The rate of MRSA colonization in cranioplasty patients is three times higher than the average seen on ICU admission screening (19% vs. 6%). The cranioplasty surgical complication rate was 22.8% and SSI rate was 10.5%. The concurrent SSI rate for craniectomy was 1.9%. Organisms isolated were methicillin-resistant Staphylococcus aureus (4), methicillin-sensitive S. aureus (1), Propionibacterium acnes (1), and Escherichia coli (1). Factors associated with SSI were peri-operative vancomycin (68.6% vs. 16.7%, p=0.0217). Complication rates without (n=21) and with (n=36) the bundle were: SSI (23.8% vs. 2.8%, p=0.0217) and redo cranioplasty (19% vs. 0%, p=0.0152). Bundle use did not affect rates for superficial wound dehiscence, seizures, or hydrocephalus.

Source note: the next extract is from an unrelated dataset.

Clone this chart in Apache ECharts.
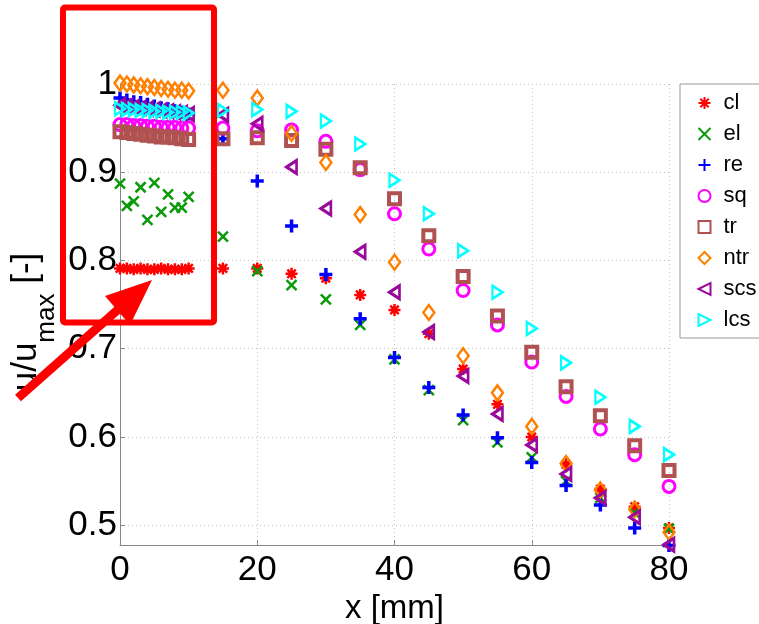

The cranioplasty bundle (which consisted of peri-operative vancomycin (4 doses), a barrier dressing through post-operative day (POD) 3, and de-colonization of the surgical incision using topical chlorhexidine from POD 4 to 7.) was associated with reduced SSI rates and the need for re-do cranioplasties 5).
A 63-year-old Japanese woman underwent evacuation of a subdural hematoma complicated by subarachnoid hemorrhage. Subsequent craniotomy for clipping and external decompression of an aneurysm of the neck was followed by cranioplasty using an autologous bone graft. The graft became infected with MRSA, which responded to intravenously infused vancomycin. The graft was then replaced with a ceramic implant. The implant site became reinfected with MRSA. Vancomycin infusion failed on this occasion, despite a favorable in vitro sensitivity test. After obtaining patient consent, investigative treatment was begun using long-term aseptic application of vancomycin 2.5% ointment, resulting in control of the infection and negative cultures.
The care of an infection at the site of cranioplasty with a ceramic artificial bone implant is difficult. Our patient's infection resolved with the use of vancomycin ointment. In this case, blood concentrations of vancomycin remained below detectable levels, and no adverse effects resulted from application of vancomycin ointment.
Topical administration of vancomycin was more effective than systemic administration in the treatment of our patient's MRSA skull implant infection. No adverse effects from topical treatment were encountered over 3 years 6).